Um, that is the coffin nail in Yahoo, I'm afraid.
I know they are struggling, but I guess you can't count on these online calendars very much.
A week later, my Yahoo! calendar came back mysteriously. You can export the calendar to Windows Calendar (for Vista, they deleted Windows Calendar in Windows 7 and beyond). So I immediately did.
Hotmail has no search feature for their calendar, and no import/export feature. When you search on "Windows 7 Calendar" they helpfully tell you to buy a calendar program, or use the Hotmail (Windows Live) calendar, which is a piece of shit. Not even a search feature. Clearly Microsoft is dropping the ball here as well.
Google? Excellent calendar, can search ALL events at once (instead of just four months, like Yahoo) and can import your calendar from the .ics file exported from Yahoo (although it took a couple of tries).
So, like with my e-mail, I have triple redundancy.
Yahoo! Mail wasn't too bad of a program, but lately there is a Yahoo e-mail worm going around that seems to affect Yahoo! users only. If you get an e-mail from a Yahoo! address, and click on the attached link, it will send the same e-mail to all the contacts in your Yahoo! e-mail. This is interesting, as it is the first time, I am aware of, that a worm has successfully worked with a web-based e-mail service.
And from what I am reading online, only Yahoo! has this problem. I erased all my contacts from my Yahoo! account, as I no longer use their e-mail. (It was able to send this message from my account, even though I was only logged in to the calendar program - interesting!).
But it makes you wonder - why does Yahoo! offer these online "cloud" programs, and then execute them so poorly? It is one thing to say that such-and-such a program has better features (more storage space, etc.) but another when the program doesn't work at all, or works only intermittently or is so crippled as to be useless.

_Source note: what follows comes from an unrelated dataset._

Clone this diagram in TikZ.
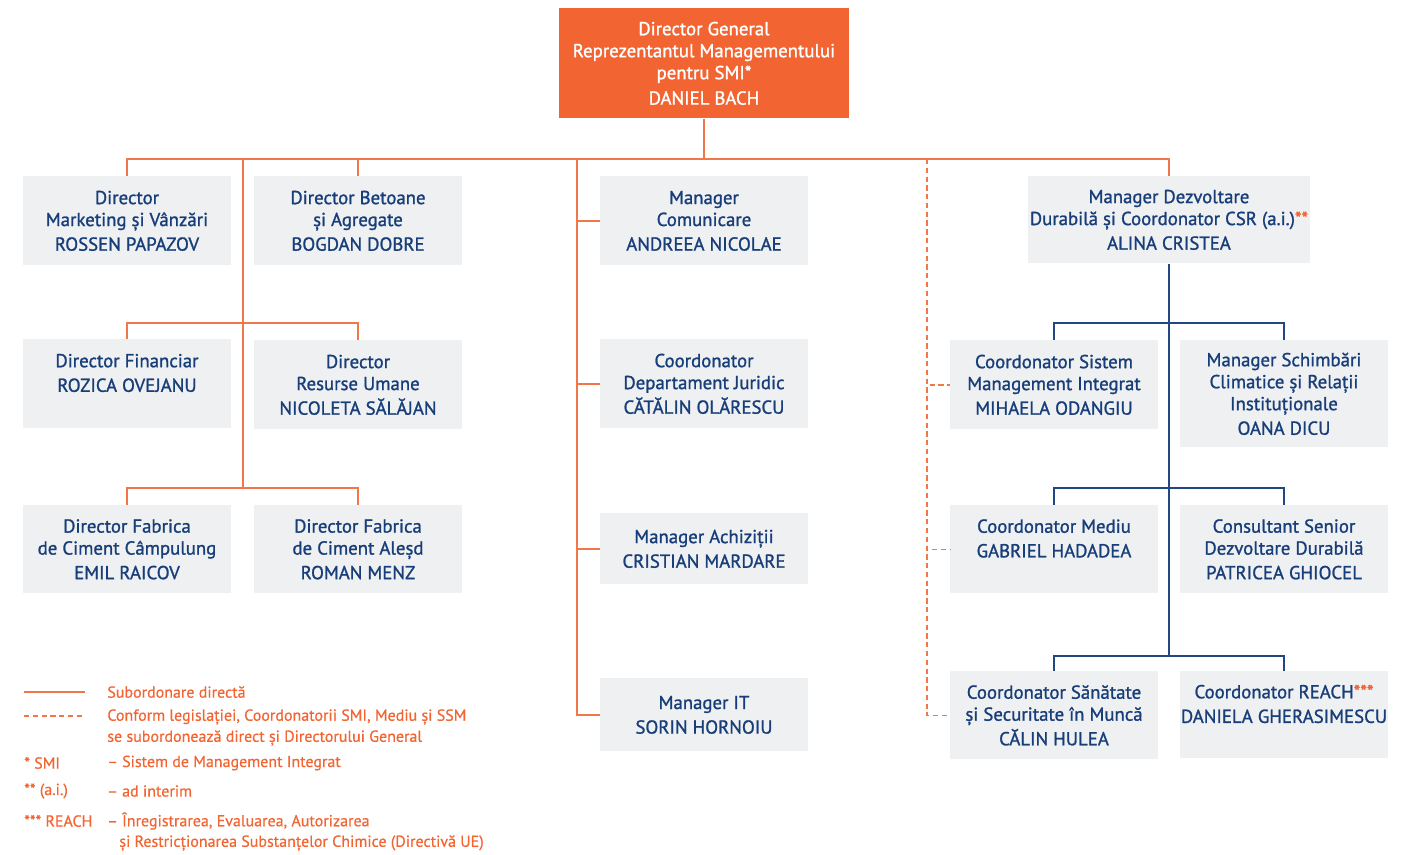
\documentclass[tikz,border=0pt]{standalone}
\usepackage{fontspec}
\setmainfont{PT Sans}
\newfontfamily\orgfont{PT Sans}[FakeBold=1.2]
\newfontfamily\keyfont{PT Sans}[FakeBold=0.6]
\usepackage{tikz}
\usetikzlibrary{positioning}
\definecolor{dgorange}{RGB}{242,101,50}
\definecolor{lineorange}{RGB}{241,118,74}
\definecolor{navy}{RGB}{24,62,122}
\definecolor{navyline}{RGB}{33,72,130}
\definecolor{boxgray}{RGB}{239,240,242}
\tikzstyle{head} =
[rectangle, anchor=north, minimum width = 5.8cm, minimum height = 2.2cm,
align=center, inner xsep=0pt, fill=dgorange, text=white,
font=\orgfont\fontsize{10.7}{12.5}\selectfont]
\tikzstyle{post} =
[rectangle, anchor=north, minimum width = 4.16cm, minimum height = 1.78cm,
align=center, inner xsep=0pt, fill=boxgray, text=navy,
font=\orgfont\fontsize{10.7}{12.5}\selectfont]
\tikzstyle{legend} =
[anchor=west, inner sep=0pt, text=dgorange, font=\keyfont\fontsize{9.1}{12}\selectfont]
\tikzstyle{direct} = [draw, lineorange, line width=0.8pt]
\tikzstyle{legal} = [draw, lineorange, line width=0.8pt, dash pattern=on 3pt off 2pt]
\tikzstyle{inner} = [draw, navyline, line width=0.8pt]
\newcommand{\stars}{\textcolor{dgorange}}

\begin{document}
\begin{tikzpicture}[x=0.02cm, y=-0.02cm]
  \useasboundingbox (0,0) rectangle (1416,855);
  % 1st level nodes
  \node [head] (dg) at (704,8)
   {Director General\\Reprezentantul Managementului\\pentru SMI*\\[2pt]DANIEL BACH};
  \node [post] (mkt) at (127,176)
   {Director\\Marketing și Vânzări\\[1.5pt]ROSSEN PAPAZOV};
  \node [post] (bet) at (358,176)
   {Director Betoane\\și Agregate\\[1.5pt]BOGDAN DOBRE};
  \node [post] (com) at (704,176)
   {Manager\\Comunicare\\[1.5pt]ANDREEA NICOLAE};
  \node [post, minimum width=5.64cm, minimum height=1.74cm] (dez) at (1169,176)
   {Manager Dezvoltare\\Durabilă și Coordonator CSR (a.i.)\stars{**}\\[1.5pt]ALINA CRISTEA};
  % left column
  \node [post] (fin) at (127,339)
   {Director Financiar\\[1.5pt]ROZICA OVEJANU\\\phantom{X}};
  \node [post] (hr) at (358,340)
   {Director\\Resurse Umane\\[1.5pt]NICOLETA SĂLĂJAN};
  \node [post, minimum height=1.76cm] (cmp) at (127,505)
   {Director Fabrica\\de Ciment Câmpulung\\[1.5pt]EMIL RAICOV};
  \node [post, minimum height=1.76cm] (ale) at (358,505)
   {Director Fabrica\\de Ciment Aleșd\\[1.5pt]ROMAN MENZ};
  % middle column
  \node [post] (jur) at (704,339)
   {Coordonator\\Departament Juridic\\[1.5pt]CĂTĂLIN OLĂRESCU};
  \node [post, minimum height=1.42cm] (ach) at (704,513)
   {Manager Achiziții\\[1.5pt]CRISTIAN MARDARE};
  \node [post, minimum height=1.46cm] (it) at (704,678)
   {Manager IT\\[1.5pt]SORIN HORNOIU};
  % right column
  \node [post] (smi) at (1054,340)
   {Coordonator Sistem\\Management Integrat\\[1.5pt]MIHAELA ODANGIU};
  \node [post, minimum height=2.14cm] (sch) at (1284,340)
   {Manager Schimbări\\Climatice și Relații\\Instituționale\\[1.5pt]OANA DICU};
  \node [post, minimum height=1.76cm] (med) at (1054,505)
   {Coordonator Mediu\\[1.5pt]GABRIEL HADADEA\\\phantom{X}};
  \node [post, minimum height=1.76cm] (cons) at (1284,505)
   {Consultant Senior\\Dezvoltare Durabilă\\[1.5pt]PATRICEA GHIOCEL};
  \node [post, minimum height=1.76cm] (ssm) at (1054,671)
   {Coordonator Sănătate\\și Securitate în Muncă\\[1.5pt]CĂLIN HULEA};
  \node [post, minimum height=1.74cm] (reach) at (1284,671)
   {Coordonator REACH\stars{***}\\[1.5pt]DANIELA GHERASIMESCU\\\phantom{X}};
  %
  % junctions
  \coordinate (bar) at (704,159);
  \coordinate (lt1) at (243,159);
  \coordinate (lt2) at (243,323);
  \coordinate (lt3) at (243,488);
  \coordinate (mt1) at (577,159);
  \coordinate (dt1) at (927,159);
  \coordinate (bt1) at (1169,323);
  \coordinate (bt2) at (1169,488);
  \coordinate (bt3) at (1169,656);
  % 1st level edges
  \path [direct] (dg) -- (bar);
  \path [direct] (mkt.north) |- (bar);
  \path [direct] (bet.north) |- (bar);
  \path [direct] (dez.north) |- (bar);
  \path [direct] (lt1) -- (lt3);
  \path [direct] (fin.north) |- (lt2);
  \path [direct] (hr.north) |- (lt2);
  \path [direct] (cmp.north) |- (lt3);
  \path [direct] (ale.north) |- (lt3);
  \path [direct] (mt1) |- (com);
  \path [direct] (mt1) |- (jur);
  \path [direct] (mt1) |- (ach);
  \path [direct] (mt1) |- (it);
  \path [legal] (dt1) |- (smi);
  \path [legal] (dt1) |- (med);
  \path [legal] (dt1) |- (ssm);%| vline
  % 2nd level edges
  \path [inner] (dez) -- (bt3);
  \path [inner] (smi.north) |- (bt1);
  \path [inner] (sch.north) |- (bt1);
  \path [inner] (med.north) |- (bt2);
  \path [inner] (cons.north) |- (bt2);
  \path [inner] (ssm.north) |- (bt3);
  \path [inner] (reach.north) |- (bt3);%| vline
  %
  % legend
  \path [direct] (24,692) -- (85,692);
  \path [legal] (24,716) -- (85,716);
  \node [legend] (l1) at (107,692) {Subordonare directă};
  \node [legend] (l2) at (107,717) {Conform legislației, Coordonatorii SMI, Mediu și SSM};
  \node [legend] (l2b) at (107,738) {se subordonează direct și Directorului General};
  \node [legend] (k3) at (24,763) {* SMI};
  \node [legend] (l3) at (107,763) {– Sistem de Management Integrat};
  \node [legend] (k4) at (24,791) {** (a.i.)};
  \node [legend] (l4) at (107,791) {– ad interim};
  \node [legend] (k5) at (24,821) {*** REACH};
  \node [legend] (l5) at (107,821) {– Înregistrarea, Evaluarea, Autorizarea};
  \node [legend] (l5b) at (119,843) {și Restricționarea Substanțelor Chimice (Directivă UE)};
\end{tikzpicture}
\end{document}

It reminds me of these debates about American cars versus the Germans and Japanese during the 1970's. Having nothing else to argue, the Americans would argue they have more legroom and hip room, as well as bigger and more powerful engines.
But the problem was, at the time, that American cars broke down all the time and these "advantages" meant nothing, compared to a car that actually ran. A car, that is inoperable, is just a pile of metal, and the legroom and hip room mean nothing, unless you are homeless and plan on living in it.
So, arguing that Yahoo! needs to improve its click-rates or advertising model is akin to saying the Vega has more legroom than a Toyota Corona. They are missing the point. No one wants a car that doesn't run or a website that doesn't work.
What Yahoo! needs is not a more efficient way of exploiting what few users it has left, but better products to attract users.
Otherwise, you could have the best online ad strategy in the world, but it would not matter. Without users there is no revenue. And since these Yahoo! Calendar and e-mail fiascoes, I find it unnecessary to use Yahoo! anymore.
I end up using Google, for better or worse. At least their programs work and work well. And they have more features.
Marissa has her work cut out for her. I am not sure it is possible to even "save" a dying Internet company. Maybe she can go to work for AOL?